You wouldn't bill the global labor and delivery code(59400) until the baby is actually born. Until then, how do you know what way the baby will be delivered, or if your OB will even be available at the time of delivery? You will end up holding the bill until the patient delivers(unless they change insurance carriers mid pregnancy or chose to obtain care through another provider outside of your practice.) The global OB codes for antenatal care include all routine office visits(monthly until 28 weeks, biweekly to 36 weeks and weekly after that until delivery), routine chemical urinalysis, recording of weight, blood pressure, fetal hear tone, physical exams and history. The global code is only for complications, and doesn't include routine ultrasounds(although watch out with these, lots of carriers will only pay for one routine ultrasound per pregnancy.) For a routine prenancy ultrasound 76801 is the correct code. I found an AAPC article with some good information on the basics of coding global maternity services that i'll post the link to as well. 
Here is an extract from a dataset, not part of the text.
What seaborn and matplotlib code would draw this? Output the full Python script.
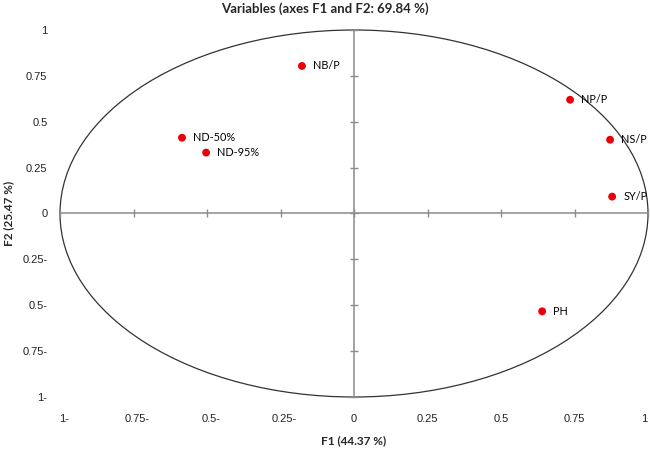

https://www.aapc.com/blog/25857-from-antepartum-to-postpartum-get-the-cpt-ob-basics/


----------



## lhoot (Dec 28, 2018)

Thank you so much, MrLittlefoot. Your explanation of the global codes makes sense, explained the way you did.  So, if you don't code a global code until delivery, how do you code for each routine visit?

Laura


----------



## MrLittlefoot (Dec 28, 2018)

You actually don't bill those routine visits separately. All of those routine antepartum visits, as well as the postpartum visits, and delivery are all included in the payment for 59400(vaginal delivery) or 59510(cesarean delivery) or 59610(vaginal delivery after previous cesarean delivery) or 59618 (cesarean delivery following attempted vaginal delivery after previous cesarean delivery.) You would use one of those 4 codes assuming the patient saw your doctor for all antepartum care, the doctor delivers the baby, then allows for 6 weeks of routine postpartum care. The only way you would bill standard E/M cpt codes for routine antepartum care is if you see the patient for less than 3 visits and have no further participation in the antepartum care. Otherwise, you use the full global codes above, or 59425 for 4-6 visit, or 59426 for 7+. You would only use 59425 or 59426 if your doctor doesn't deliver the baby. There are more codes for postpartum only(59430) as well as a number of codes for doctors who only deliver the baby, but don't provide the antepartum or postpartum care. But if your doctor is doing all 3 elements of the global code, those are what you would use instead of breaking it up into partial codes or individual office visits.


----------



## Cmama12 (Dec 31, 2018)

lhoot said:


> Thank you so much, MrLittlefoot. Your explanation of the global codes makes sense, explained the way you did.  So, if you don't code a global code until delivery, how do you code for each routine visit?
> 
> Laura



You would use a tracking code with a 0 dollar value for all the prenatal visits. After the patient delivers, or moves, transfers to another provider, etc. you will count how many visits they had and bill accordingly.


----------



## lhoot (Jan 7, 2019)

Thank you so much to both of you.  You both helped considerably.  
Laura


----------